The bargain it was struck, the villain did reply,

“Tonight she takes that fatal ride—Yes, she will have to die!”

Oh, how could he have done that deed, so terrible to do?

Or how could he have killed a girl with a heart so pure and true?

It was a cold and bloody plot—likewise a terrible sin,

To take a life so kind and true as she had been to him.

A Hypnotic Villain

Published in 1894, George Du Maurier’s novel Trilby tells the tragic story of a lovely young artist’s model, Trilby O’Ferral, who falls under the sway of a brilliant musician with sinister hypnotic powers. Though completely tone-deaf, Trilby is transformed through the evil genius of her mentor into a world-famous soprano, only to find her life fatally entwined with his. The book not only became an international sensation but, as historian Judith Pintar notes, “set off a marketing frenzy, during which the heroine’s name was bestowed upon a hat, several shoe designs, candy, toothpaste, soap, a brand of sausage, and even a town in Florida. Trilby’s face appeared on dolls, fans, writing paper, puzzles, and there were ice cream bars made in the shape of her feet.” Though the Trilby fad eventually faded, the book left a lasting mark on the English language. The villain’s name immediately became a synonym “for one who exercises a controlling or mesmeric influence on another, frequently for some sinister purpose”: Svengali.

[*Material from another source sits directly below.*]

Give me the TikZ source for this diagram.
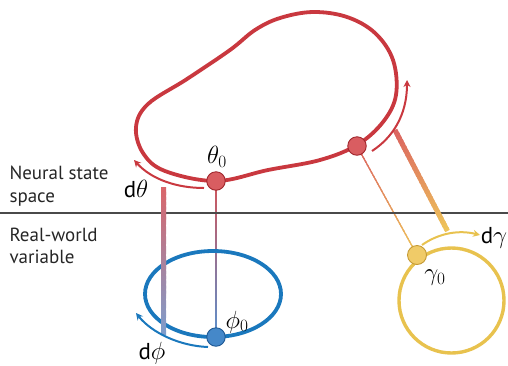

At the time of Harry Hayward’s trial—just a year after Trilby was published—certain sensationalistic newspapers began referring to him as the “Minneapolis Svengali.” The reason was the supposed mesmeric influence he had exerted over his victims. According to widely circulated reports, it was Harry’s irresistible hypnotic power that had caused Kitty Ging to conspire in the plot that led to her murder and compelled Claus Blixt to carry out the “desperate deed.” Even Adry was quoted as saying that he had refrained from alerting police to his brother’s nefarious plan “partly from fear of Harry and partly as a result of the hypnotic influence he held over me.” Needless to say, there was not a shred of truth to these wild stories, though Harry himself, always eager to enhance his Mephistophelian image, did nothing to discourage them.

[
Sources: The Ging Murder and the Great Hayward Trial. The Official Stenographic Report Containing Every Word of the Wonderful Trial from Its Opening to Sentence of Death; the Rulings of the Court; Speeches of Frank M. Nye [and Others] the Court’s Charge, etc. Supplemented by a Dramatic Story of the Great Crime by Oscar F. G. Day (Minneapolis: Minnesota Tribune Company, 1895); Walter N. Trennery, Murder in Minnesota: A Collection of True Cases (St. Paul: Minnesota Historical Society Press, 1985); Stewart H. Holbrook, Murder Out Yonder: An Informal Study of Certain Classic Crimes in Back-Country America (New York: Macmillan, 1941); Olive Wooley Burt, American Murder Ballads and Their Stories (New York: Oxford University Press, 1958); Tim Brooks, “The Last Words of Harry Hayward (A True Record Mystery),” Antique Phonograph Monthly 1, no. 6 (June-July 1973): 1–8.
]

SCOTT JACKSON
WHO SLAUGHTERED POOR PEARL BRYAN

A
PPLE TREES HAVE BEEN ASSOCIATED WITH EVIL SINCE THE PRIMAL SERPENT
persuaded Eve to sample the forbidden fruit. In more recent times, orchards have been the locale of various heinous happenings. In 1873, for example, the killer clan known as the “Bloody Benders”—a family of frontier serial murderers who set up a crude roadside inn in Kansas where unwary travelers were slaughtered, then stripped of their possessions—used their newly sown apple orchard as a makeshift cemetery. A hundred years later, the California serial sex killer Juan Corona also planted his many victims in local orchards (albeit peach, not apple). And one of the most sensational murder mysteries of the twentieth century had its start in an orchard: the double slaying of the married Reverend Edward Wheeler Hall and his choir-girl mistress, Mrs. Eleanor Mills, whose savaged corpses were found side by side in a New Jersey crabapple grove on a September morning in 1922, igniting a case that transfixed Jazz Age America.

Though it has long since faded into obscurity, one of the grisliest and most highly publicized American murders of the late nineteenth century also came to light in an apple orchard. Early on the morning of Saturday, February 1, 1896, sixteen-year-old James Hewling—a hired hand for a farmer named James Lock, owner of a sizable spread near Fort Thomas, Kentucky—was cutting across his employer’s property
when he spotted a woman’s body sprawled in the grass beneath some apple trees. The young man was not especially alarmed. After a night on the town, carousing soldiers sometimes brought their doxies into the fields for a tumble, and on more than one occasion Hewling had come upon a drunken female sleeping off her debauch. Even so, he made sure to notify his boss upon arriving at the farmhouse. Lock immediately conveyed the information to Sheriff Jule Plummer, who dispatched one of his deputies to the scene. County coroner Robert Tingely, who was in the sheriff’s office at the time, thought it best to tag along.